In single-node mode, the lock table uses ReplacingMergeTree(locked_at).

In cluster mode, the lock table uses a replicated replacing engine and is created with ON CLUSTER:

CREATE TABLE IF NOT EXISTS mydb._migrations_lock ON CLUSTER my_cluster (...)
ENGINE = ReplicatedReplacingMergeTree('/clickhouse/tables/{uuid}/{shard}', '{replica}', locked_at)
ORDER BY lock_id

Consistency settings

Writes to service tables use cluster-oriented settings:

insert_quorum = auto
select_sequential_consistency = 1

These settings are applied to migrator service table operations when cluster mode is enabled.

What cluster mode does not change

Cluster mode does not rewrite user migration SQL.

This is important:

PyClickHouseMigrator executes your migration SQL exactly as written.

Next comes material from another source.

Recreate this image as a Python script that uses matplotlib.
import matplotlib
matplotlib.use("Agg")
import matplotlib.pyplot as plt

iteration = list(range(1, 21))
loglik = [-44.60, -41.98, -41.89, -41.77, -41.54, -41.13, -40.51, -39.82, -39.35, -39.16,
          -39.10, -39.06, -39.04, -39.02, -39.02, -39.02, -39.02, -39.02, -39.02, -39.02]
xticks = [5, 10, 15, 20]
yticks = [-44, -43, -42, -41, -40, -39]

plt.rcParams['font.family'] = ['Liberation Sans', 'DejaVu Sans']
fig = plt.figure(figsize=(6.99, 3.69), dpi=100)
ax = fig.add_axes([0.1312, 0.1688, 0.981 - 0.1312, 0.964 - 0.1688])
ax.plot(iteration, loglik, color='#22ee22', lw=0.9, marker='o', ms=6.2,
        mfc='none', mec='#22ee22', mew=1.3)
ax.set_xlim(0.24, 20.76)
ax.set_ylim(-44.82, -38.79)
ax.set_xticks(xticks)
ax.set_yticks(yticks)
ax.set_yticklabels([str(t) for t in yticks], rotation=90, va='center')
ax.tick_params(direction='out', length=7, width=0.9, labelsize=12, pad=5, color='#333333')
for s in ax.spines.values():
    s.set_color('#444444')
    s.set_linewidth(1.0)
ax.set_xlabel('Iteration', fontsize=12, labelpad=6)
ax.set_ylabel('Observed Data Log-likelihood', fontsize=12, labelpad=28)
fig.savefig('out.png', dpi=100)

If your ClickHouse DDL must run on all cluster hosts, include ON CLUSTER in the migration yourself.

Example:

-- migrator:up
-- @stmt
CREATE TABLE IF NOT EXISTS events ON CLUSTER my_cluster
(
    id UInt64,
    created_at DateTime,
    event_name String
)
ENGINE = ReplicatedMergeTree('/clickhouse/tables/{uuid}/{shard}', '{replica}')
ORDER BY (created_at, id)

-- migrator:down
-- @stmt
DROP TABLE IF EXISTS events ON CLUSTER my_cluster

Use one migration runner process per deployment.

Good examples:

  • one CI/CD migration job;
  • one Kubernetes Job;
  • one deployment step that runs before application rollout.

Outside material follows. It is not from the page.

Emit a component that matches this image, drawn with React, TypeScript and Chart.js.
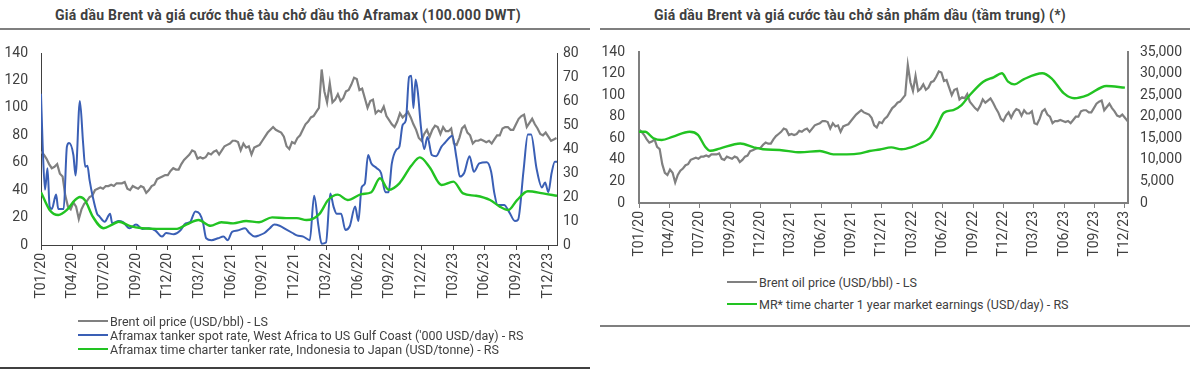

Avoid starting migration commands independently on several application pods.

The advisory lock protects common concurrency mistakes, but a single migration runner is still the cleanest operational model.

Cluster name validation

Cluster names must look like SQL identifiers:

[a-zA-Z_][a-zA-Z0-9_]*

Examples:

my_cluster
prod_ch_cluster
cluster1

Invalid examples:

prod-cluster
prod.cluster
cluster name

Common mistake

This migration creates a table only on the current server:

-- migrator:up
-- @stmt
CREATE TABLE IF NOT EXISTS events
(
    id UInt64
)
ENGINE = MergeTree
ORDER BY id

This migration asks ClickHouse to create the table across the cluster:

-- migrator:up
-- @stmt
CREATE TABLE IF NOT EXISTS events ON CLUSTER my_cluster
(
    id UInt64
)
ENGINE = ReplicatedMergeTree('/clickhouse/tables/{uuid}/{shard}', '{replica}')
ORDER BY id

PyClickHouseMigrator does not decide which one is right for your schema. It only executes the SQL you wrote and tracks migration state.